Hanging on to ‘stuff’

In the early part of the summer I read ‘A Year of Less‘. I was fascinated by Caitlin’s journey to having fewer things, living with less, and saving money through her shopping ban. It inspired me to do an evaluation of various aspects of our house, including the kitchen (all the plastic cookie cutters now donated to a school!), my closet (all the clothes that made me feel terrible about my body now recycled), and one shelf of books (sold to a book recycling website, £9.97 added to our holiday savings).

There was one area which hadn’t occurred to me needed work but as I went through the house, realised it was probably the one with the most emotional attachments: the office.

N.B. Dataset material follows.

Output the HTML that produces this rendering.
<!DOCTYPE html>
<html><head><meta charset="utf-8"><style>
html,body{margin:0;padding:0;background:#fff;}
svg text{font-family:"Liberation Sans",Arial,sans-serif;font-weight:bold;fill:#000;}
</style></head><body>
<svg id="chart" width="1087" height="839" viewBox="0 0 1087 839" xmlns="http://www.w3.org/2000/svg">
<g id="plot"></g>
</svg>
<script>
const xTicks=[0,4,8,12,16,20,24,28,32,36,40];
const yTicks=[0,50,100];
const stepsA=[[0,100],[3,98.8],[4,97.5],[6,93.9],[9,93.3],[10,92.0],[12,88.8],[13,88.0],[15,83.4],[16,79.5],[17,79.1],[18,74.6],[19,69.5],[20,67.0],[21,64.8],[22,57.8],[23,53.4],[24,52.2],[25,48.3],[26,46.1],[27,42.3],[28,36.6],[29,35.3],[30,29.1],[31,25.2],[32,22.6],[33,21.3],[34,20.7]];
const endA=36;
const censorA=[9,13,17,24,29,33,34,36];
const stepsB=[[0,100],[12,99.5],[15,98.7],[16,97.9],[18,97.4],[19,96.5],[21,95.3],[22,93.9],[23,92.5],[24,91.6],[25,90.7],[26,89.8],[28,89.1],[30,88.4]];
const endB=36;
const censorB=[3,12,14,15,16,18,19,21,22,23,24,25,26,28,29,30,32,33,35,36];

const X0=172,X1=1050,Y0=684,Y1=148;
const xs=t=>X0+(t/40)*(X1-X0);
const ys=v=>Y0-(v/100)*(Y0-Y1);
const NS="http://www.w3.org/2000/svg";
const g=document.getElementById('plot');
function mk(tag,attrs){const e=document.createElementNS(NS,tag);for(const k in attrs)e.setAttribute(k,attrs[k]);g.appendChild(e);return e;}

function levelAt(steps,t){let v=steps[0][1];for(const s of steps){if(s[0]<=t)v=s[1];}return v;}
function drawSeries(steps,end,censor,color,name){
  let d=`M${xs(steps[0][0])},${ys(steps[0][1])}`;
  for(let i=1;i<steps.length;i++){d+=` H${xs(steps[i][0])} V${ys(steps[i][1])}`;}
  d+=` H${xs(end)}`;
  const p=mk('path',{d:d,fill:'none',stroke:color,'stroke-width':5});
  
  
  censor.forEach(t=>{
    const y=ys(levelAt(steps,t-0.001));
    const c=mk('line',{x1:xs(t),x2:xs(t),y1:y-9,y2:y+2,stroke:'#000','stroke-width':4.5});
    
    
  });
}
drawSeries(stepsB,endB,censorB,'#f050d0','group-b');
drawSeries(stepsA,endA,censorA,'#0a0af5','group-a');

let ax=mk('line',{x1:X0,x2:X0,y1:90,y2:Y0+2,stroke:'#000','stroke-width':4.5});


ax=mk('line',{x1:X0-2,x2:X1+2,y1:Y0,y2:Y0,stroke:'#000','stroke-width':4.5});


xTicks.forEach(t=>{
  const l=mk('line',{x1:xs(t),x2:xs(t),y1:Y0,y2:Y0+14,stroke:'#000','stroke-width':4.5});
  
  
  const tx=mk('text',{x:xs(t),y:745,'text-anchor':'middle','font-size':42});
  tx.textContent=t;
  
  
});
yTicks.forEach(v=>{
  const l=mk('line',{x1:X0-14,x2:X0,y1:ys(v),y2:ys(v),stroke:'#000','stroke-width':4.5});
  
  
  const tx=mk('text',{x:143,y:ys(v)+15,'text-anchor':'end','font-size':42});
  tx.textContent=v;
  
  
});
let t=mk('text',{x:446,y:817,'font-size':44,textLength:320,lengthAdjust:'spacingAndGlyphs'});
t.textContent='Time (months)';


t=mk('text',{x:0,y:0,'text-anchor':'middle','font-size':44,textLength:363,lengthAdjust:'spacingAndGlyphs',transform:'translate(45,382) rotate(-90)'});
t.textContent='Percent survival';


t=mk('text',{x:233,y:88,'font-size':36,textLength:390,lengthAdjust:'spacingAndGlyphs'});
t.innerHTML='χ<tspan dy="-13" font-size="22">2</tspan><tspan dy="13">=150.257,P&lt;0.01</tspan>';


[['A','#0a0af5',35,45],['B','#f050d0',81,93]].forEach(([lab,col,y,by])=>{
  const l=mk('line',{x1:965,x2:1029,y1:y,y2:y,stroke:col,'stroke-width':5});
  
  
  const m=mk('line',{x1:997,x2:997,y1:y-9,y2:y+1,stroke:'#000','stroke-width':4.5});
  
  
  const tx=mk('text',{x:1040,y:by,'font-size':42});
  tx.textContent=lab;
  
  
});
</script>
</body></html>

For years now I have added to the information in my office – academic books, journal articles, data emphemera (student work, copies of coding, field notes, school documents, flyers, photographs) from different field sites – without ever really looking at what needed to be kept and what could be destroyed. The past few months, as I shifted out of research/academic work, I decided it was time to clear the space. It was a big, deep-breath needing thing to do.

The first task was to take all the journal articles, notes, and pieces of paper out of the files and boxes where they had been sitting (unopened for a long time). I sifted through my handwritten notes on Foucault, countless journal articles, newspaper clippings on school food, and printed webpages. Journal articles immediately relevant to planned and in-process writing work I kept. Articles that I thought might be useful for the future I found pdf copies of, and saved them into my reference manager. Then I recycled all the articles I wouldn’t immediately use. I went through old ethnographic journals and decided to keep them. I went through phd data, and got rid of early coding, and copies of coding I have on my laptop. I kept the physical ephemera of my work, but anything that could be kept digitally, rather than taking up physical space (like countless edited thesis and book drafts), I got rid of.

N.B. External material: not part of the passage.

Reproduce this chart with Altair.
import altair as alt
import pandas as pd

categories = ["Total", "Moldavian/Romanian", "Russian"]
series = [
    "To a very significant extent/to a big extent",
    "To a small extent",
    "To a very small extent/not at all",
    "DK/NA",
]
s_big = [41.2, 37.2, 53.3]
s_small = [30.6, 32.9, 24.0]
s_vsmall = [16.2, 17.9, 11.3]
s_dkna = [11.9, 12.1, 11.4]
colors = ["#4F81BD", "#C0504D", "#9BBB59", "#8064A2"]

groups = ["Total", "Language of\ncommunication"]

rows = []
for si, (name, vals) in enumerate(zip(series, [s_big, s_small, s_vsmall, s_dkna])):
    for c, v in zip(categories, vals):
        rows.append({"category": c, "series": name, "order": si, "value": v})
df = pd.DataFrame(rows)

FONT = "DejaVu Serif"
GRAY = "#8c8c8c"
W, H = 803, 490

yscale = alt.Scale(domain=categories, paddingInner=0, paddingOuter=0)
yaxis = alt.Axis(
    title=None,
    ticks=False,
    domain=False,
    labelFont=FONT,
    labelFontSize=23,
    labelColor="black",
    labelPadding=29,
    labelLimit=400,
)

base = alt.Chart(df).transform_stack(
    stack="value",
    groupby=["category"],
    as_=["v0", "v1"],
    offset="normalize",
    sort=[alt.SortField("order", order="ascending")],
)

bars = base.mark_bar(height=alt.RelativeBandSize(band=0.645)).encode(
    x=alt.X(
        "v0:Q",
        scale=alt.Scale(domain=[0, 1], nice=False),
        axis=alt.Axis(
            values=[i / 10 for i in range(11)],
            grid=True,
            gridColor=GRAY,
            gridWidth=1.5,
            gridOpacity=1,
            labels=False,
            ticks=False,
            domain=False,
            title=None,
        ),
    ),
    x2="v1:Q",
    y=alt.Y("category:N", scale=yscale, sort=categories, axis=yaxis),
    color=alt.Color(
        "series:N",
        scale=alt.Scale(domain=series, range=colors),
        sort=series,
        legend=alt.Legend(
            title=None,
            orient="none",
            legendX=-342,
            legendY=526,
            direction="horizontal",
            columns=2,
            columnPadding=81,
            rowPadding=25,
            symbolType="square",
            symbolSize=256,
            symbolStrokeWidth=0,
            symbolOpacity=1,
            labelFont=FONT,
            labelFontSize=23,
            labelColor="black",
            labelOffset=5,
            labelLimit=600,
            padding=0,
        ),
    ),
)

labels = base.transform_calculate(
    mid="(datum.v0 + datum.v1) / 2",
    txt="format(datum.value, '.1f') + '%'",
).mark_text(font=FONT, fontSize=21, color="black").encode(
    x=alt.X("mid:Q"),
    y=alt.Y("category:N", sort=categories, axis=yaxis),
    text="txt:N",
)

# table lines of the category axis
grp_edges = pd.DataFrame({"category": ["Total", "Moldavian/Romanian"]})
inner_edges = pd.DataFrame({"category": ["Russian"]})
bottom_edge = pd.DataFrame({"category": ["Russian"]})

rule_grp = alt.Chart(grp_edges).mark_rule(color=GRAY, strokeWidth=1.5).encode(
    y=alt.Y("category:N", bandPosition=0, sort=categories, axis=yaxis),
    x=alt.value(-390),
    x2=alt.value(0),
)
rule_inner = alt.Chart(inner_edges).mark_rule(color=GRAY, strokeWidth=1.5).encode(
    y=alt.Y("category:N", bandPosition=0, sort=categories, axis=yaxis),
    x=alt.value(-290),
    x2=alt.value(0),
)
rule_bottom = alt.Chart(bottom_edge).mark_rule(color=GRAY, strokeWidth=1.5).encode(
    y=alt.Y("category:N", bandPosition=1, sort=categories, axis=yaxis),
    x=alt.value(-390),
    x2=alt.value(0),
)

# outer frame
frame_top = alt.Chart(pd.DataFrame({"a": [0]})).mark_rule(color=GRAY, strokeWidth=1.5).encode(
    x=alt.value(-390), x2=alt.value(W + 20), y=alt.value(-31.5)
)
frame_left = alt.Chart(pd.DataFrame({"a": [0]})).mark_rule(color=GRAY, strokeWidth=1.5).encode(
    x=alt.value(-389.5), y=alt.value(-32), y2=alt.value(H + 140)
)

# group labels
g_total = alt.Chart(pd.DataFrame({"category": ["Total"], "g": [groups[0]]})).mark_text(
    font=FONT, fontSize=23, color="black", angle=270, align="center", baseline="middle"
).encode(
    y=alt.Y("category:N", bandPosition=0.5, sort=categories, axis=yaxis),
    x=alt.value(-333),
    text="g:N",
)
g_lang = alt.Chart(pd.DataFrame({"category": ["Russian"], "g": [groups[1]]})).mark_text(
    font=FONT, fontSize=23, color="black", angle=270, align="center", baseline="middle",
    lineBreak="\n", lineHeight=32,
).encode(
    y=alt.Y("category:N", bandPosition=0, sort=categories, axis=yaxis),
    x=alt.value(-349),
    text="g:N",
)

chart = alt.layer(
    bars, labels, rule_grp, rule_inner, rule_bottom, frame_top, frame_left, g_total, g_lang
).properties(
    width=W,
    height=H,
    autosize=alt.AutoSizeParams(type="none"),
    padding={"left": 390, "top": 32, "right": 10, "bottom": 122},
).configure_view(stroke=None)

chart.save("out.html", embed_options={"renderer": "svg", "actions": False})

In the process I said goodbye to a particular kind of life. The life of an academic, and of a scholar. The life of a hoarder of journals. But in saying goodbye to that life, the life which hadn’t quite worked out how I thought it might, I made room for another life – that of a sometime scholar, a reader, a writer. And after so much angst and anxiety brought by the academic life, I was finally ready to get rid of it.

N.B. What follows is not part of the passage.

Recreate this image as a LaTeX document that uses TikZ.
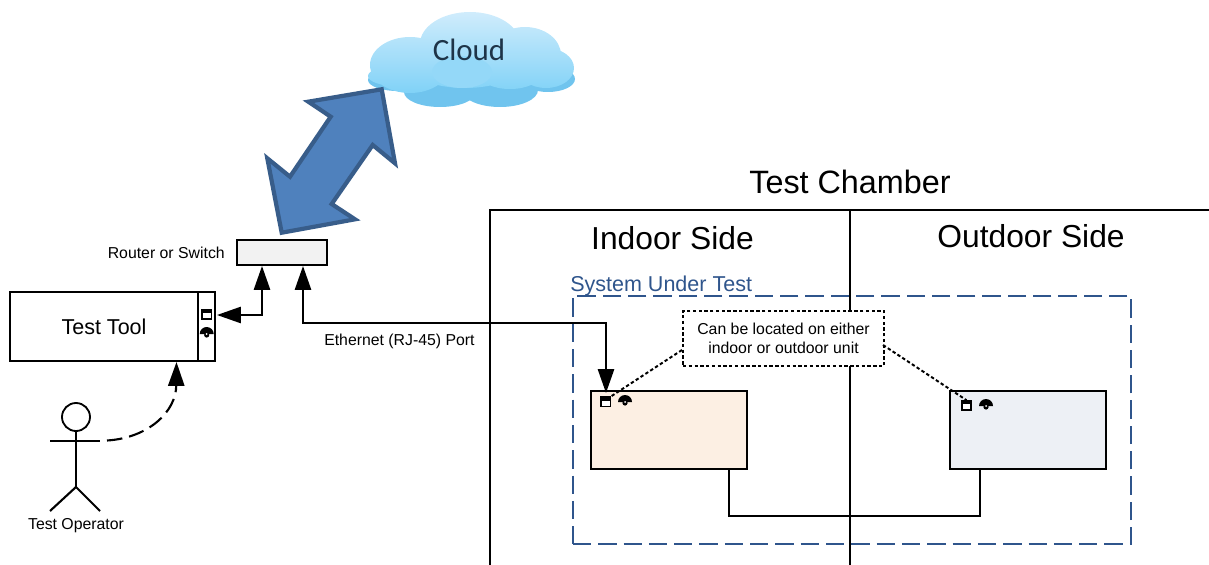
\documentclass[tikz,border=0pt]{standalone}
\usepackage{fontspec}
\setmainfont{Liberation Sans}
\newfontfamily\cloudfont{Carlito}
\usetikzlibrary{arrows.meta,positioning,calc}
\definecolor{sutblue}{RGB}{47,85,140}
\definecolor{arrowfill}{RGB}{79,129,189}
\definecolor{arrowedge}{RGB}{56,93,138}
\definecolor{indoorfill}{RGB}{252,239,227}
\definecolor{outdoorfill}{RGB}{237,240,245}
\definecolor{routerfill}{RGB}{242,242,242}
\definecolor{clouddark}{RGB}{112,196,238}
\definecolor{cloudtop}{RGB}{208,236,252}
\definecolor{cloudlow}{RGB}{128,210,247}
\definecolor{cloudink}{RGB}{30,52,72}
\tikzset{
    line/.style={line width=1.5pt},
    bigtip/.style={-{Triangle[length=17pt,width=11.5pt]}},
    notedash/.style={line width=1.4pt, dash pattern=on 2.4pt off 1.7pt},
    unitbox/.style={draw, line width=1.1pt, inner sep=0, minimum width=3.9cm, minimum height=1.95cm},
    rjport/.style={draw, fill=white, line width=1pt, inner sep=0, minimum width=0.23cm, minimum height=0.23cm,
        path picture={\fill[black] (path picture bounding box.north west) rectangle ($(path picture bounding box.north east)+(0,-3.5)$);}},
    fanport/.pic={
        \fill (-7,0) arc (180:0:7) -- cycle;
        \fill (0,-1) circle (2.6);
        \fill[white] (0,0) circle (1);
    },
    small/.style={font=\fontsize{11.25}{13.5}\selectfont},
    mid/.style={font=\fontsize{15.3}{18}\selectfont},
    big/.style={font=\fontsize{22.6}{26}\selectfont}
}
\begin{document}
\begin{tikzpicture}[x=0.025cm,y=0.025cm]
            \useasboundingbox (0,0) rectangle (1209,-565);

            % Cloud
            \fill[clouddark] (440,-92) ellipse (36 and 15) (500,-90) ellipse (38 and 17)
                (548,-79) ellipse (27 and 13) (398,-80) ellipse (30 and 11);
            \shade[top color=cloudtop, bottom color=cloudlow] (470,-44) ellipse (50 and 32)
                (410,-65) ellipse (40 and 28) (396,-76) ellipse (28 and 10) (525,-55) ellipse (36 and 28)
                (546,-68) ellipse (28 and 20) (465,-70) ellipse (50 and 18) (510,-75) ellipse (30 and 14);
            \fill[cloudtop!25!cloudlow] (462,-72) ellipse (30 and 16);
            \node[font=\cloudfont\fontsize{22}{26}\selectfont, text=cloudink] (cloud) at (469,-50) {Cloud};

            % Link to cloud
            \draw[line width=3pt, fill=arrowfill, draw=arrowedge, line join=miter]
                (381.7,-89.3) -- (395,-163.3) -- (372.7,-145) -- (331.7,-204) -- (355,-219.3)
                -- (281.7,-232.7) -- (267.3,-158.3) -- (290,-176.7) -- (330.7,-116.7) -- (308.3,-101.7) -- cycle;

            % Chamber
            \draw[line] (490,-565) -- (490,-210) -- (1209,-210);
            \draw[line] (850,-210) -- (850,-565);
            \node[font=\fontsize{23}{26}\selectfont] (chamber) at (850,-182) {Test Chamber};
            \node[big] (indoor) at (672.5,-238) {Indoor Side};
            \node[big] (outdoor) at (1031,-236) {Outdoor Side};

            % System under test
            \node[draw=sutblue, line width=1.4pt, dash pattern=on 13pt off 5pt, inner sep=0,
                minimum width=13.95cm, minimum height=6.2cm] (sut) at (852,-420) {};
            \node[mid, text=sutblue, anchor=west, inner sep=0] (sutlabel) at (570,-286) {System Under Test};

            \node[unitbox, fill=indoorfill] (inunit) at (669,-430) {};
            \node[unitbox, fill=outdoorfill] (outunit) at (1028,-430) {};
            \node[rjport] (inrj) at (605.7,-401.7) {};
            \node[rjport] (outrj) at (966.5,-405.5) {};
            \path (625,-402) pic {fanport};
            \path (986,-406) pic {fanport};

            \coordinate (inlink) at (729,-469);
            \coordinate (outlink) at (980,-469);
            \draw[line] (inlink) -- ++(0,-47) -| (outlink);

            % Note
            \node[draw, notedash, fill=white, inner sep=0, align=center, small,
                minimum width=5.025cm, minimum height=1.375cm] (note) at (783.5,-338.5)
                {Can be located on either\\indoor or outdoor unit};
            \coordinate (noteleft) at (682,-350);
            \coordinate (noteright) at (883,-345);
            \draw[notedash] (noteleft) -- (inrj.north east);
            \draw[notedash] (noteright) -- (outrj.north);

            % Router
            \node[draw, line width=1.1pt, fill=routerfill, inner sep=0, minimum width=2.25cm, minimum height=0.625cm] (router) at (282,-252.5) {};
            \node[small, left=0.28cm of router, inner sep=0] (routerlabel) {Router or Switch};

            % Test tool
            \node[draw, line width=1.2pt, inner sep=0, minimum width=4.7cm, minimum height=1.725cm, mid] (tool) at (104,-326.5) {Test Tool};
            \node[draw, line width=1.2pt, inner sep=0, minimum width=0.425cm, minimum height=1.725cm] (toolside) at (206.5,-326.5) {};
            \node[rjport] (toolrj) at (206.7,-314.5) {};
            \path (206.7,-334) pic {fanport};

            % Ethernet
            \coordinate (swa) at (262,-266);
            \coordinate (swb) at (303,-266);
            \coordinate (toolport) at (217,-315);
            \coordinate (ethturn) at (606,-323);
            \coordinate (inport) at (606,-393);
            \draw[line, {Triangle[length=17pt,width=11.5pt]}-{Triangle[length=17pt,width=11.5pt]}] (swa) |- (toolport);
            \draw[line, {Triangle[length=17pt,width=11.5pt]}-{Triangle[length=17pt,width=11.5pt]}] (swb) |- (ethturn) -- (inport);
            \node[small, anchor=west, inner sep=0] (ethlabel) at (324,-341) {Ethernet (RJ-45) Port};

            % Operator
            \node[draw, circle, line width=1.3pt, inner sep=0, minimum size=0.7cm] (ophead) at (76,-417) {};
            \coordinate (ophip) at (76,-487);
            \coordinate (oparm) at (100,-441);
            \coordinate (opstart) at (107,-440.5);
            \coordinate (opend) at (176.5,-362);
            \draw[line] (ophead) -- (ophip);
            \draw[line] (50,-441) -- (oparm);
            \draw[line] (50,-511) -- (ophip) -- (100,-511);
            \node[small, inner sep=0] (oplabel) at (76,-526) {Test Operator};
            \draw[line, bigtip, dash pattern=on 11pt off 5pt] (opstart) .. controls (148,-438) and (176,-412) .. (opend);
\end{tikzpicture}
\end{document}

The act of creating space, physically crafting it out, is hugely important I think. It signifies a change that is not jut happening in your mind, but in your environment. I think it is often easy to say you are going to live a certain way, and work in a certain way, but unless you actually make the physical space to inhabit that way of being, you cannot fully embrace the change. At least, that is what I am hoping. I now have space on my office bookshelves for new reading, new journals of writing, and new possibilities.

This past week I attended my first conference in my ‘not-an-academic’ frame of mind. It was enlightening to go as an ‘outsider-insider’. I presented some of my own research work, but I also looked for connections I might make for my new job, which is focused on research outreach and engagement. I found myself thinking of the ways researchers were telling their stories, and how they engaged people in their research. There was a fantastic example of how this had worked by Dr Greg Mannion, about a community and school project that walked the ways of drovers in Scotland. It was totally inspirational, and has given me ideas of how we might work with schools and communities.

I was able to think about my own research work, and potential writing I might do from it, free from the pressure of the REF, or job application pressure (will it look right on my CV?), or needing to publish in 3 and 4* journals, or needing to publish, period. The most liberating thing about leaving academic work is the way it has freed the restraints on my writing. I write now because I want to, and I think the writing is (will be) better for it.

My mother (who visited recently) will tell you that there really is no space on the bookshelves still (I had books piled on top of books and I am not quite ready to donate all of those yet). She rearranged the shelves so that they look full again. But I know the space is there. And there is at least one file of documents which are older than five years that I can shred soon.

See? Progress.

 

 

One comment

  1. That pressure on publishing/publishing-in-high-rated-journals/etc is quite a bit like all those closets filled with unused clothes, the drawers with paper copies of yonder, etc. I can only guess the lightness of removing so many stones from our life backpack. I also started such a “enlightening/uplifting” process a few years ago … still unfinished …
    Academic life did not feel like that at all when photocopies started being available in the early 80’s. You went to the library and spent countless hours searching and reading. No chance of making copies to burden the drawers of academic backpack. But above all, there was no counting of papers published, no economized academic research, no hurry to publish, no psychological burden on your shoulders of future in academy.